The uni knot is one of the first fishing knots you should learn to tie.
Not only is it versatile, but highly reliable and easy to master. Once you get the hang of it, you'll find yourself tying it repeatedly, and for years to come.
The main purpose of the uni knot is to connect lines with terminal tackle such as hooks and swivels.
How to tie a uni knot
- Thread the end of the line through the eye of the hook or swivel. Pull through at least 10-15cm of line to work with and double back to form a loop with the tag end over both lines.
- Wrap the tag end over both lines and through the loop. Repeat this process four to eight times, depending on the weight (thickness) of the line being used. Lighter lines require more wraps, and vice-versa for heavier lines.
- Add moisture to the knot before pulling the tag end and tightening the whole knot up against the terminal tackle.
- Cut the tag end as close to the knot as possible.
The loop knot is typically used to attach a lure to the end of a leader without inhibiting the lure's action.
There are many variations of loop knot available to the angler, however this is the simplest to tie. A loop knot should be used when using jigheads, hardbodies, squid jigs etc.
How to tie a loop knot
- Form an overhand knot in the line. Pass the tag end through the eye of the lure.
- Pass the tag end through the original loop formed by the overhand loop. Keep the overhand loop open and wrap the tag end around the main line 3-5 times.
- Feed the tag end back through the original overhand knot.
- Moisten the line and pull the loop against the main line to form the knot.

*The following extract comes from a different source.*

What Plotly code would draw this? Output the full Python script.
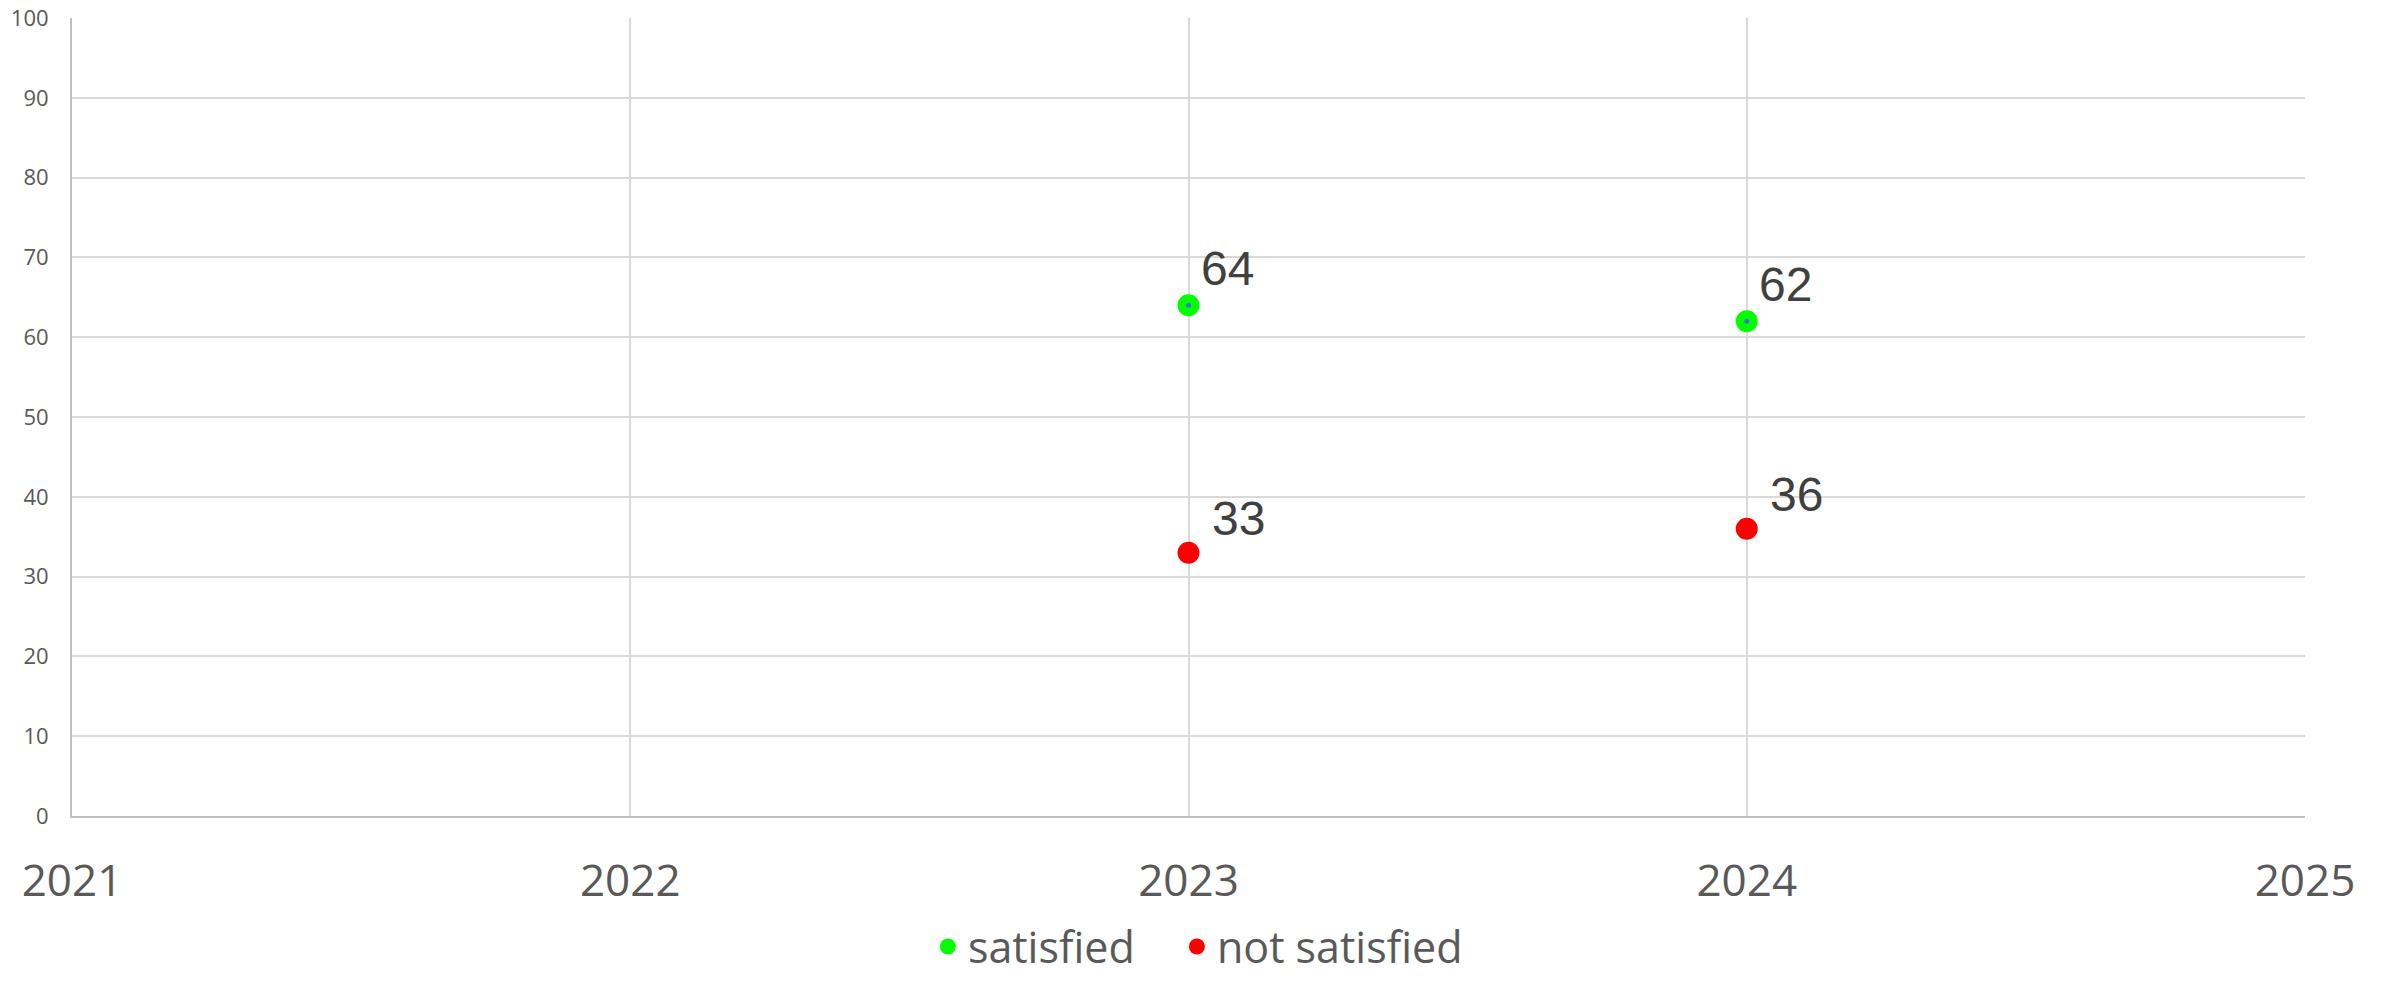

There will be a loop between the knot and the lure eye.
Fishing knot basics
When it comes to tying fishing knots, it pays to take your time to get it right, as there's nothing more heartbreaking than losing a fish due to a poorly tied knot.
Sure, losing a fish to a pulled hook or a snag is just as heartbreaking, but at least you can lay the blame on things beyond your control. When it comes to knots, it comes down to you and if you're unsure on whether you tied it correctly, or something simply doesn't look right, cut it off and start again.
It also pays to ensure you lubricate the line prior to pulling everything up tight. The reason for this is to reduce friction between the line, which can result in line burn and weak spots that are more likely to fail (come undone or snap) under pressure.
Once you begin to master the basic knots, you'll be able to broaden your horizons and add some more complex knots to your arsenal.